Bazılarına da: yüce Allah, ULÛHİYET sıfatı ile tecelli eder..
Bu tecelliye nail olan kimse.. zıdları özünde toplar..
Beyazı ve siyahı bir eder..

Yükseklikleri de, aşağıları da şümulüne alır..
Toprağı da, incileri de bir görür..

Bu tecellide, kulun aklı: İsme, vasfa erer..  Ama,açılıp kapanmayı kabul etmez.

Bunun katında o gibi işler, susuza su gibi gelen serap gibidir..
git git bulunmaz.. sonu yok..

Bir şey bulamaz; sonunda, Allah’tan başka..
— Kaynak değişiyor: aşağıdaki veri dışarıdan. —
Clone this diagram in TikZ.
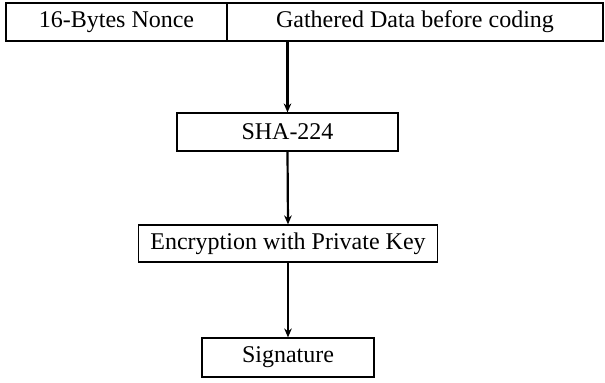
\documentclass[tikz,border=0pt]{standalone}
\usepackage{fontspec}
\setmainfont{Liberation Serif}
\usepackage{tikz}
\usetikzlibrary{arrows.meta}

\tikzset{
  blockbox/.style={draw,line width=.6pt,inner sep=0pt,font=\fontsize{12}{14}\selectfont},
  flowarrow/.style={-{Stealth[length=4.5pt,width=3.8pt]},line width=1.1pt}
}

\begin{document}
\begin{tikzpicture}[x=.5pt,y=-.5pt]
        \useasboundingbox (0,0) rectangle (605,382);
        % header fields
        \node[blockbox,minimum width=110.5pt,minimum height=19pt] (nonce) at (116.5,22) {16-Bytes Nonce};
        \node[blockbox,minimum width=188pt,minimum height=19pt] (gathered) at (415,22) {Gathered Data before coding};
        % processing steps
        \node[blockbox,minimum width=110.5pt,minimum height=19pt] (sha) at (287.5,132) {SHA-224};
        \node[blockbox,minimum width=149.5pt,minimum height=18.5pt] (enc) at (288,243.5) {Encryption with Private Key};
        \node[blockbox,minimum width=86pt,minimum height=19.5pt] (sig) at (288,357.5) {Signature};
        % arrows
        \draw[flowarrow] (sha.north |- gathered.south) -- (sha.north);
        \draw[flowarrow] (sha.south) -- (enc.north);
        \draw[flowarrow] (enc.south) -- (sig.north);
      \end{tikzpicture}
\end{document}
Allah’ını bulur; Allah da onun hesabını görür..
Sağlı sollu kitabını alır; ve şu âyetin okunuşunu duyar:

–  “Uzaklık, zalim topluluğa..”  ( 23 / 41 )
Burada; nur için de, bir mana vermemiz gerekir ki; onu da bilesin.
N u r:
–  Kitab-ı mestur..
Olarak tarif edilen satırlar halinde yazılan kitabdır..
Bu kitabda yüce Allah, istediğini dalâlete; istediğini hidayete getirir..

Haliyle bu hidayet ve dalâlet, onların istidatları ve kabiliyetleri icabıdır..

Bu manayı, yüce kitabda, yani: Kur’anda bulabiliriz..
Allâhu Teâlâ, getirdiği bir misal dolayısiyle şöyle buyurdu:

–  “Allah onunla, çoğunu dalâlete düşürür; çoklarına da, hidayeti nasib eder..”
( 2 / 26 )

Haliyle, bu hidayet ve dalâlet işi; onların getirilen misaldeki anlayışlarına göre olmaktadır..
Yukarıda anlatılan nuru, bilhassa, ULÛHİYET tecellisi babında gerekli bil..

Bil ki..
Bu nur, olmadan, yol kapalıdır..

Çünkü o: Yüce Allah’ın sıratıdır..

Bu, anlatılan tecelliye ermeyi arzu edenlere, bir yol gösteren hidayettir..
Bundan yana nasibsiz olanlara da dalâlet olur..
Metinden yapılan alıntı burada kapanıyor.